Sournoisement découragés par l’évaluation, les protocoles, les méthodes informatiques d’autocontrôle et la logique mercantiliste des actuels modes de gestion hospitalière, les praticiens en psychiatrie se trouvent souvent atteints dans leur désir. À l’occasion, ladite gestion promeut des projets et des activités de toutes sortes, autant de tentatives de réanimer un désir émoussé, tout en le détournant de la clinique, de sa compréhension et de son élaboration. Essaient-ils de compenser, par cette excitation, une espèce de triste destin touchant au cœur de la pratique ? Dans tous les cas, ces distractions sont loin d’être efficaces pour traiter ce que la clinique a d’impossible à supporter.
Dans cette conjoncture, les présentations de malades1 se sont avérées être un véritable lieu de résistance. Tel qu’il se pratique dans nos Sections cliniques du Champ freudien, ce dispositif de la psychiatrie classique renouvelé par Lacan opère comme la caisse de résonance d’une parole singulière, parole susceptible d’enseigner un public.
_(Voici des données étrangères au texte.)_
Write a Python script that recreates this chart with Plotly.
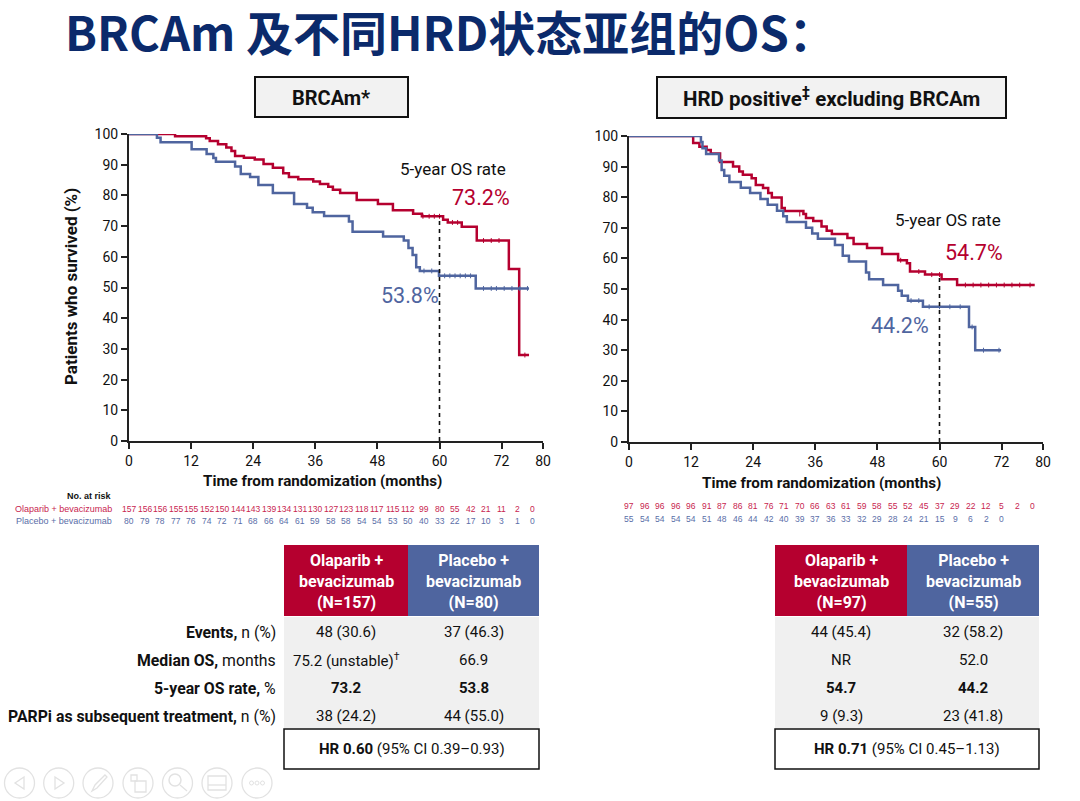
import plotly.graph_objects as go

W, H = 1080, 801
NARROW = "Roboto, Liberation Sans, sans-serif"
SANS = "Liberation Sans, Arial, sans-serif"
RED = "#B5002F"
BLUE = "#4F659F"
NAVY = "#0B2A6B"

# ---------- data ----------
brca_ola_x = [0, 8.9, 14.9, 15.6, 17.2, 18.8, 19.8, 20.5, 22.2, 24.3, 26, 27.8, 29.8, 30.9, 32.7, 35.6, 36.9, 38.5, 39.4, 40.8, 44, 48.1, 51, 54.9, 56.6, 60.7, 61.6, 64.3, 67.2, 73.4, 75.4, 77.3]
brca_ola_y = [100, 99.3, 98.6, 97.7, 96.7, 95.6, 94.5, 92.8, 92.3, 91.7, 90.2, 89, 87.2, 86, 85.3, 84.5, 83.7, 82.8, 81.8, 80.8, 78.5, 77.2, 75.2, 74, 73.2, 72.1, 71.2, 69.8, 65.3, 56, 28, 28]
brca_pla_x = [0, 5.4, 6.1, 12.1, 15, 16.3, 16.8, 20.5, 21.6, 23.4, 25, 27.8, 31.9, 34.4, 35.5, 37.7, 42.5, 43.2, 49.1, 53.1, 54, 54.8, 55.5, 56.2, 59.9, 67, 77.3]
brca_pla_y = [100, 98.8, 97.3, 95, 93.5, 92.2, 91, 89.4, 87, 86, 83.4, 80.8, 77.2, 76, 74.5, 73.3, 71.5, 68.2, 66.6, 65.3, 62.9, 60.6, 56.6, 55.4, 53.8, 49.7, 49.7]
hrd_ola_x = [0, 12.4, 13.6, 15, 15.8, 17.6, 20.1, 21.3, 22, 23.7, 24.5, 25.9, 26.9, 27.6, 29.5, 30.1, 33.7, 34.2, 35.6, 37.2, 38.2, 39.2, 42.2, 43.4, 46, 48.9, 52, 53.7, 54.3, 57.2, 60.4, 63.4, 78.4]
hrd_ola_y = [100, 97.7, 96.5, 95.4, 94.3, 91.5, 90, 88.4, 87.3, 86.2, 84, 83, 81.4, 79.9, 76.5, 75.5, 74.5, 73.2, 72.2, 70.4, 69, 68, 66.7, 64.7, 63.4, 61.4, 59.4, 58.4, 55.7, 54.7, 53.2, 51.3, 51.3]
hrd_pla_x = [0, 13.9, 14.2, 14.9, 17.4, 17.9, 18.4, 19.4, 21.6, 23.4, 25.4, 26.8, 28.6, 29.8, 30.5, 34.2, 35.4, 36.5, 39.8, 41.3, 42.5, 45.8, 46.4, 49.1, 52, 52.7, 53.9, 56.8, 65.7, 66.9, 71.9]
hrd_pla_y = [100, 98, 96, 94.1, 92, 88.9, 87, 85, 83.1, 81.4, 79.4, 77.5, 75.6, 73.8, 71.9, 70, 68.1, 66.4, 64.4, 60.9, 59, 55.4, 53.2, 51.3, 49.4, 47.8, 46.2, 44.2, 37.6, 30, 30]

brca_ola_cens = [56.8, 58, 59, 60, 62.5, 63.5, 68.5, 70, 71.5, 76.5]
brca_ola_cens_y = [73.2, 73.2, 73.2, 73.2, 71.2, 71.2, 65.3, 65.3, 65.3, 28]
brca_pla_cens = [57, 58.5, 61, 62, 63, 64, 65, 66, 68.5, 70, 71, 72.5, 74, 75.5, 77]
brca_pla_cens_y = [55.4, 55.4, 53.8, 53.8, 53.8, 53.8, 53.8, 53.8, 49.7, 49.7, 49.7, 49.7, 49.7, 49.7, 49.7]
hrd_ola_cens = [33, 52.5, 56, 58.5, 60, 65, 66.5, 68, 69.5, 71, 72.5, 74, 75.5, 77.5]
hrd_ola_cens_y = [74.5, 59.4, 55.7, 54.7, 54.7, 51.3, 51.3, 51.3, 51.3, 51.3, 51.3, 51.3, 51.3, 51.3]
hrd_pla_cens = [54.5, 56, 58, 60, 62, 64, 66.3, 68.5, 71.5]
hrd_pla_cens_y = [46.2, 46.2, 44.2, 44.2, 44.2, 44.2, 37.6, 30, 30]

risk_months = [i * 3 for i in range(27)]
brca_ola_risk = [157, 156, 156, 155, 155, 152, 150, 144, 143, 139, 134, 131, 130, 127, 123, 118, 117, 115, 112, 99, 80, 55, 42, 21, 11, 2, 0]
brca_pla_risk = [80, 79, 78, 77, 76, 74, 72, 71, 68, 66, 64, 61, 59, 58, 58, 54, 54, 53, 50, 40, 33, 22, 17, 10, 3, 1, 0]
hrd_ola_risk = [97, 96, 96, 96, 96, 91, 87, 86, 81, 76, 71, 70, 66, 63, 61, 59, 58, 55, 52, 45, 37, 29, 22, 12, 5, 2, 0]
hrd_pla_risk = [55, 54, 54, 54, 54, 51, 48, 46, 44, 42, 40, 39, 37, 36, 33, 32, 29, 28, 24, 21, 15, 9, 6, 2, 0]

x_ticks = [0, 12, 24, 36, 48, 60, 72, 80]
y_ticks = list(range(0, 101, 10))

row_labels = ["<b>Events,</b> n (%)", "<b>Median OS,</b> months", "<b>5-year OS rate,</b> %", "<b>PARPi as subsequent treatment,</b> n (%)"]
brca_col1 = ["48 (30.6)", "75.2 (unstable)<sup>†</sup>", "<b>73.2</b>", "38 (24.2)"]
brca_col2 = ["37 (46.3)", "66.9", "<b>53.8</b>", "44 (55.0)"]
hrd_col1 = ["44 (45.4)", "NR", "<b>54.7</b>", "9 (9.3)"]
hrd_col2 = ["32 (58.2)", "52.0", "<b>44.2</b>", "23 (41.8)"]


def px(x):
    return x / W


def py(y):
    return 1 - y / H


fig = go.Figure()
shapes, notes = [], []


def text(x, y, s, size, color="#111", font=NARROW, anchor="center", **kw):
    notes.append(dict(x=px(x), y=py(y), xref="paper", yref="paper", text=s, showarrow=False,
                      xanchor=anchor, yanchor="middle", align=anchor if anchor != "center" else "center",
                      font=dict(size=size, color=color, family=font), **kw))


def rect(x0, y0, x1, y1, fill=None, line=None, width=0):
    shapes.append(dict(type="rect", xref="paper", yref="paper", x0=px(x0), x1=px(x1), y0=py(y0), y1=py(y1),
                       fillcolor=fill or "rgba(0,0,0,0)", line=dict(color=line or "rgba(0,0,0,0)", width=width), layer="below"))


def panel(ax, x0, x1, ytop, ybot, curves, cens, pct):
    xa, ya = ("xaxis", "yaxis") if ax == 1 else ("xaxis2", "yaxis2")
    xr, yr = ("x", "y") if ax == 1 else ("x2", "y2")
    common = dict(showline=True, linecolor="#222", linewidth=2, ticks="outside", ticklen=6, tickwidth=1.6,
                  tickcolor="#222", showgrid=False, zeroline=False, automargin=False,
                  tickfont=dict(family=NARROW, size=14, color="#111"))
    fig.update_layout({
        xa: dict(domain=[px(x0), px(x1)], range=[0, 80], tickvals=x_ticks, anchor=yr, **common),
        ya: dict(domain=[py(ybot), py(ytop)], range=[0, 100], tickvals=y_ticks, anchor=xr, **common),
    })
    for (cx, cy), color in zip(curves, (RED, BLUE)):
        fig.add_trace(go.Scatter(x=cx, y=cy, mode="lines", xaxis=xr, yaxis=yr, cliponaxis=False,
                                 line=dict(color=color, width=2.5, shape="hv"), showlegend=False, hoverinfo="skip"))
    for (cx, cy), color in zip(cens, (RED, BLUE)):
        fig.add_trace(go.Scatter(x=cx, y=cy, mode="markers", xaxis=xr, yaxis=yr, cliponaxis=False,
                                 marker=dict(symbol="line-ns", size=3.5, line=dict(color=color, width=1)),
                                 showlegend=False, hoverinfo="skip"))
    shapes.append(dict(type="line", xref=xr, yref=yr, x0=60, x1=60, y0=0, y1=pct,
                       line=dict(color="#111", width=1.6, dash="4px,4px")))


panel(1, 129, 543, 134, 441,
      [(brca_ola_x, brca_ola_y), (brca_pla_x, brca_pla_y)],
      [(brca_ola_cens, brca_ola_cens_y), (brca_pla_cens, brca_pla_cens_y)], 73.2)
panel(2, 629, 1043, 136, 442,
      [(hrd_ola_x, hrd_ola_y), (hrd_pla_x, hrd_pla_y)],
      [(hrd_ola_cens, hrd_ola_cens_y), (hrd_pla_cens, hrd_pla_cens_y)], 54.7)

# title and panel headers
text(63, 31, "<b>BRCAm 及不同HRD状态亚组的OS：</b>", 47, NAVY, "Noto Sans CJK SC, Noto Sans, sans-serif", "left")
rect(255, 77, 408, 117, "#F2F2F2", "#111", 2)
rect(657, 77, 1006, 118, "#F2F2F2", "#111", 2)
text(331, 98, "<b>BRCAm*</b>", 20)
text(831, 98, "<b>HRD positive<sup>‡</sup> excluding BRCAm</b>", 20.5)
text(71, 287, "<b>Patients who survived (%)</b>", 17, textangle=-90)
text(322, 481, "<b>Time from randomization (months)</b>", 15.2)
text(821, 483, "<b>Time from randomization (months)</b>", 15.2)

# callouts
text(453, 169, "5-year OS rate", 17)
text(481, 198, "73.2%", 21.5, RED)
text(410, 295, "53.8%", 21.5, BLUE)
text(948, 220, "5-year OS rate", 17)
text(974, 252, "54.7%", 21.5, RED)
text(900, 325, "44.2%", 21.5, BLUE)

# at-risk rows
text(114, 496, "<b>No. at risk</b>", 9, "#111", SANS, "right")
text(114, 509, "Olaparib + bevacizumab", 9, "#C8254F", SANS, "right")
text(114, 521, "Placebo + bevacizumab", 9, "#5A6EA8", SANS, "right")


def risk_row(xref, values, y, color):
    for m, v in zip(risk_months, values):
        notes.append(dict(x=m, y=py(y), xref=xref, yref="paper", text=str(v), showarrow=False, xanchor="center",
                          yanchor="middle", font=dict(size=8.5, color=color, family=SANS)))


risk_row("x", brca_ola_risk, 509, "#C8254F")
risk_row("x", brca_pla_risk, 521, "#5A6EA8")
risk_row("x2", hrd_ola_risk, 506, "#C8254F")
risk_row("x2", hrd_pla_risk, 519, "#5A6EA8")

# tables
row_ys = [632, 660, 688, 716]


def table(x0, xm, x1, n1, n2, col1, col2, hr):
    rect(x0, 545, xm, 616, RED)
    rect(xm, 545, x1, 616, BLUE)
    rect(x0, 617, x1, 728, "#F0F0F0")
    rect(x0, 729, x1, 769, "#FFFFFF", "#111", 1.5)
    c1, c2 = (x0 + xm) / 2, (xm + x1) / 2
    text(c1, 581, f"<b>Olaparib +<br>bevacizumab<br>(N={n1})</b>", 16, "#FFFFFF")
    text(c2, 581, f"<b>Placebo +<br>bevacizumab<br>(N={n2})</b>", 16, "#FFFFFF")
    for y, a, b in zip(row_ys, col1, col2):
        text(c1, y, a, 15)
        text(c2, y, b, 15)
    text((x0 + x1) / 2, 749, hr, 15)


table(284, 408, 539, 157, 80, brca_col1, brca_col2, "<b>HR 0.60</b> (95% CI 0.39–0.93)")
table(775, 907, 1039, 97, 55, hrd_col1, hrd_col2, "<b>HR 0.71</b> (95% CI 0.45–1.13)")
for y, lab in zip(row_ys, row_labels):
    text(278, y, lab, 15.8, anchor="right")

# faint slide-show toolbar
GREY = "#E2E2E2"
for cx in (19.5, 58.7, 98, 138, 177.5, 217, 257):
    shapes.append(dict(type="circle", xref="paper", yref="paper", x0=px(cx - 15), x1=px(cx + 15), y0=py(798), y1=py(768),
                       line=dict(color=GREY, width=1.3)))


def path(d_pts, closed=True):
    d = "M " + " L ".join(f"{px(a):.5f} {py(b):.5f}" for a, b in d_pts) + (" Z" if closed else "")
    shapes.append(dict(type="path", xref="paper", yref="paper", path=d, line=dict(color=GREY, width=1.3)))


path([(24, 777), (15, 783), (24, 789)])
path([(55, 777), (64, 783), (55, 789)])
path([(92, 791), (95, 785), (105, 775), (107, 777), (97, 788)])
path([(131, 775), (137, 775), (137, 781), (131, 781)])
path([(135, 781), (146, 781), (146, 792), (135, 792)])
shapes.append(dict(type="circle", xref="paper", yref="paper", x0=px(169), x1=px(181), y0=py(786), y1=py(774), line=dict(color=GREY, width=1.5)))
path([(180, 785), (187, 791)], closed=False)
path([(208, 776), (226, 776), (226, 790), (208, 790)])
path([(208, 785), (226, 785)], closed=False)
for cx in (251.5, 257, 262.5):
    shapes.append(dict(type="circle", xref="paper", yref="paper", x0=px(cx - 2), x1=px(cx + 2), y0=py(785), y1=py(781), line=dict(color=GREY, width=1)))

fig.update_layout(width=W, height=H, margin=dict(l=0, r=0, t=0, b=0, autoexpand=False), paper_bgcolor="white", plot_bgcolor="white",
                  shapes=shapes, annotations=notes, showlegend=False)
fig.write_html("out.html", config=dict(displayModeBar=False),
               post_script="document.documentElement.style.margin='0';document.body.style.margin='0';document.body.style.overflow='hidden';")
C’est dans le contexte actuel que se révèle particulièrement son effet vivifiant sur ceux qui travaillent dans les services mêmes : son effet de réveil du désir pour la pratique, de renouvellement du goût pour la clinique. Face à la tristesse de ne rien vouloir savoir, nous voilà remis sur la piste du gay sçavoir. Là où notre pratique et la clinique reprennent la valeur d’une énigme jamais tout à fait déchiffrée, mais toujours passionnante. Un savoir jamais acquis, à reconquérir à chaque fois, un savoir toujours nouveau.
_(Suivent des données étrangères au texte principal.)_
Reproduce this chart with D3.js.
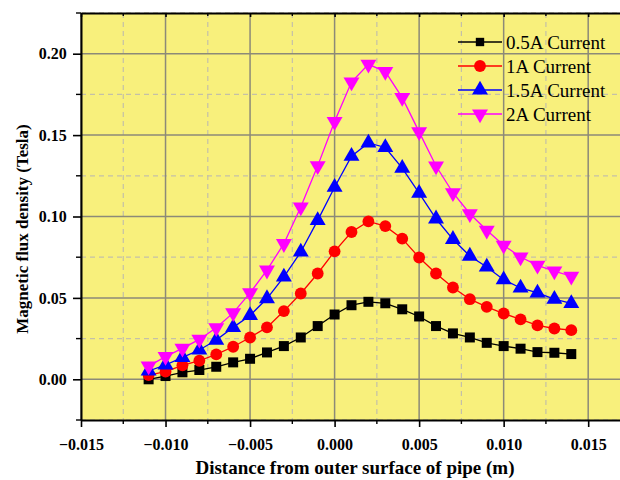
<!DOCTYPE html>
<html>
<head>
<meta charset="utf-8">
<script src="https://cdn.jsdelivr.net/npm/d3@7"></script>
<style>
  body { margin: 0; background: #fff; }
  svg { display: block; }
  .tick text { font-family: "Liberation Serif", "Times New Roman", serif; font-weight: bold; font-size: 16px; }
</style>
</head>
<body>
<div id="chart"></div>
<script>
// data
var x_vals = [-0.011, -0.010, -0.009, -0.008, -0.007, -0.006, -0.005, -0.004, -0.003, -0.002, -0.001,
  0.000, 0.001, 0.002, 0.003, 0.004, 0.005, 0.006, 0.007, 0.008, 0.009, 0.010, 0.011, 0.012, 0.013, 0.014];

var current_05 = [0.0000, 0.0020, 0.0043, 0.0057, 0.0077, 0.0104, 0.0126, 0.0165, 0.0204, 0.0257, 0.0327,
  0.0398, 0.0455, 0.0476, 0.0467, 0.0430, 0.0386, 0.0327, 0.0282, 0.0257, 0.0224, 0.0204, 0.0188, 0.0167, 0.0163, 0.0155];
var current_1 = [0.0026, 0.0047, 0.0086, 0.0114, 0.0153, 0.0200, 0.0257, 0.0319, 0.0419, 0.0527, 0.0650,
  0.0786, 0.0905, 0.0970, 0.0941, 0.0864, 0.0748, 0.0650, 0.0564, 0.0492, 0.0445, 0.0404, 0.0368, 0.0331, 0.0312, 0.0302];
var current_15 = [0.0051, 0.0088, 0.0135, 0.0180, 0.0241, 0.0319, 0.0392, 0.0496, 0.0629, 0.0782, 0.0976,
  0.1180, 0.1370, 0.1452, 0.1424, 0.1297, 0.1143, 0.0986, 0.0860, 0.0757, 0.0690, 0.0612, 0.0561, 0.0531, 0.0492, 0.0466];
var current_2 = [0.0081, 0.0139, 0.0190, 0.0245, 0.0316, 0.0408, 0.0531, 0.0670, 0.0833, 0.1058, 0.1311,
  0.1583, 0.1826, 0.1935, 0.1890, 0.1730, 0.1520, 0.1310, 0.1146, 0.1017, 0.0915, 0.0823, 0.0751, 0.0700, 0.0665, 0.0633];

var series_names = ['0.5A Current', '1A Current', '1.5A Current', '2A Current'];
var series_values = [current_05, current_1, current_15, current_2];
var series_colors = ['#000000', '#ff0000', '#0000ff', '#ff00ff'];
var series_symbols = [d3.symbolSquare, d3.symbolCircle, d3.symbolTriangle, d3.symbolTriangle];

var x_ticks = [-0.015, -0.010, -0.005, 0.000, 0.005, 0.010, 0.015];
var y_ticks = [0.00, 0.05, 0.10, 0.15, 0.20];

var width = 620, height = 480;
var margin = {top: 13, right: -2, bottom: 60, left: 81};
var plot_w = width - margin.left - margin.right;
var plot_h = height - margin.top - margin.bottom;

var x = d3.scaleLinear().domain([-0.015, 0.017]).range([0, plot_w]);
var y = d3.scaleLinear().domain([-0.025, 0.225]).range([plot_h, 0]);

var x_minor = d3.range(-0.0125, 0.017, 0.005);
var y_minor = d3.range(-0.025, 0.226, 0.05);

var serif = '"Liberation Serif", "Times New Roman", serif';

var svg = d3.select('#chart').append('svg')
  .attr('width', width)
  .attr('height', height);

var g = svg.append('g')
  .attr('transform', 'translate(' + margin.left + ',' + margin.top + ')');

g.append('rect')
  .attr('width', plot_w)
  .attr('height', plot_h)
  .attr('fill', '#f8f07c');

// minor dashed grid
g.selectAll('.xminor').data(x_minor).enter().append('line')
  .attr('x1', function(d){ return x(d); }).attr('x2', function(d){ return x(d); })
  .attr('y1', 0).attr('y2', plot_h)
  .attr('stroke', '#c4c0a8').attr('stroke-width', 1.2).attr('stroke-dasharray', '5,4');
g.selectAll('.yminor').data(y_minor).enter().append('line')
  .attr('y1', function(d){ return y(d); }).attr('y2', function(d){ return y(d); })
  .attr('x1', 0).attr('x2', plot_w)
  .attr('stroke', '#c4c0a8').attr('stroke-width', 1.2).attr('stroke-dasharray', '5,4');

// major solid grid
g.selectAll('.xmajor').data(x_ticks).enter().append('line')
  .attr('x1', function(d){ return x(d); }).attr('x2', function(d){ return x(d); })
  .attr('y1', 0).attr('y2', plot_h)
  .attr('stroke', '#8c8a78').attr('stroke-width', 1.5);
g.selectAll('.ymajor').data(y_ticks).enter().append('line')
  .attr('y1', function(d){ return y(d); }).attr('y2', function(d){ return y(d); })
  .attr('x1', 0).attr('x2', plot_w)
  .attr('stroke', '#8c8a78').attr('stroke-width', 1.5);

// axes
var x_axis = g.append('g')
  .attr('transform', 'translate(0,' + plot_h + ')')
  .call(d3.axisBottom(x).tickValues(x_ticks).tickFormat(d3.format('.3f')).tickSize(7).tickSizeOuter(0));
var y_axis = g.append('g')
  .call(d3.axisLeft(y).tickValues(y_ticks).tickFormat(d3.format('.2f')).tickSize(8).tickSizeOuter(0));
var top_axis = g.append('g')
  .call(d3.axisTop(x).tickValues(x_ticks).tickFormat('').tickSize(-4).tickSizeOuter(0));

[x_axis, y_axis, top_axis].forEach(function(a){
  a.selectAll('.domain').attr('stroke-width', 2);
  a.selectAll('.tick line').attr('stroke-width', 1.6);
});
x_axis.selectAll('.tick text').attr('dy', '1.25em').attr('fill', '#000');
y_axis.selectAll('.tick text').attr('dx', '-0.2em').attr('fill', '#000');

// minor ticks
g.selectAll('.xmt').data(x_minor).enter().append('line')
  .attr('x1', function(d){ return x(d); }).attr('x2', function(d){ return x(d); })
  .attr('y1', plot_h).attr('y2', plot_h + 4)
  .attr('stroke', '#000').attr('stroke-width', 1.4);
g.selectAll('.xmtt').data(x_minor).enter().append('line')
  .attr('x1', function(d){ return x(d); }).attr('x2', function(d){ return x(d); })
  .attr('y1', 0).attr('y2', 3)
  .attr('stroke', '#000').attr('stroke-width', 1.4);
g.selectAll('.ymt').data(y_minor).enter().append('line')
  .attr('y1', function(d){ return y(d); }).attr('y2', function(d){ return y(d); })
  .attr('x1', 0).attr('x2', -5)
  .attr('stroke', '#000').attr('stroke-width', 1.4);

// series
var line = d3.line()
  .x(function(d){ return x(d[0]); })
  .y(function(d){ return y(d[1]); });

series_values.forEach(function(vals, i){
  var pts = x_vals.map(function(xv, j){ return [xv, vals[j]]; });
  var col = series_colors[i];
  g.append('path')
    .datum(pts)
    .attr('d', line)
    .attr('fill', 'none')
    .attr('stroke', col)
    .attr('stroke-width', 1.3);

  var sym = d3.symbol().type(series_symbols[i]).size(i === 0 ? 100 : (i === 1 ? 110 : 110));
  g.selectAll('.m' + i).data(pts).enter().append('path')
    .attr('d', sym)
    .attr('fill', col)
    .attr('transform', function(d){
      var r = (i === 3) ? ' rotate(180)' : '';
      return 'translate(' + x(d[0]) + ',' + y(d[1]) + ')' + r;
    });
});

// legend
var legend = svg.append('g').attr('transform', 'translate(458,42)');
series_names.forEach(function(name, i){
  var row = legend.append('g').attr('transform', 'translate(0,' + (i * 24) + ')');
  row.append('line')
    .attr('x1', 0).attr('x2', 44).attr('y1', 0).attr('y2', 0)
    .attr('stroke', series_colors[i]).attr('stroke-width', 1.3);
  var sym = d3.symbol().type(series_symbols[i]).size(i === 0 ? 70 : 110);
  row.append('path')
    .attr('d', sym)
    .attr('fill', series_colors[i])
    .attr('transform', 'translate(22,0)' + (i === 3 ? ' rotate(180)' : ''));
  row.append('text')
    .attr('x', 48).attr('y', 6.5)
    .style('font-family', serif)
    .style('font-size', '19px')
    .text(name);
});

// axis titles
svg.append('text')
  .attr('x', 355)
  .attr('y', 474)
  .attr('text-anchor', 'middle')
  .style('font-family', serif)
  .style('font-weight', 'bold')
  .style('font-size', '19px')
  .text('Distance from outer surface of pipe (m)');

svg.append('text')
  .attr('transform', 'translate(28,229) rotate(-90)')
  .attr('text-anchor', 'middle')
  .style('font-family', serif)
  .style('font-weight', 'bold')
  .style('font-size', '17px')
  .text('Magnetic flux density (Tesla)');
</script>
</body>
</html>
Dans ce numéro de l’Hebdo-Blog, nous abordons justement cet aspect vivifiant de la présentation clinique sur les équipes et les praticiens hospitaliers. À quoi ça tient ? Quels sont ses leviers ? Comment ça se joue dans la singularité de chaque service ?
Reprenons, pour terminer ce propos, la référence de Lacan à Mallarmé2 qu’Éric Laurent évoque dans l’entretien que vous découvrirez dans ce numéro : ce dont il est question dans nos présentations, ce sont des pièces de monnaie. À ces jetons effacés qui circulent en silence entre nous et nos patients dans les services de psychiatrie, les présentations cliniques donnent la chance de révéler le message qu’ils recèlent, de retrouver leur éclat et de nous faire prendre la mesure de leur véritable valeur.
Bonne lecture !
Adriana Campos
[1] Les « présentations de malades » ou « présentations cliniques » sont des entretiens uniques entre un psychanalyste et un patient qui se réalisent au sein du service qui le prend en charge, ceci en présence d’un public en formation. Contrairement à leur utilisation par la psychiatrie classique, où il était question de montrer les symptômes psychopathologiques du malade, Lacan a transformé ce dispositif pour en faire un espace de témoignage, de transmission et d’enseignement du patient envers le public. Ces entretiens, où la parole du sujet est mise à l’honneur, s’avèrent d’une grande richesse pour ceux qui se laissent enseigner par ceux-ci et, souvent, en lui donnant l’occasion de revenir sur son histoire et de s’entendre, pour le patient lui-même.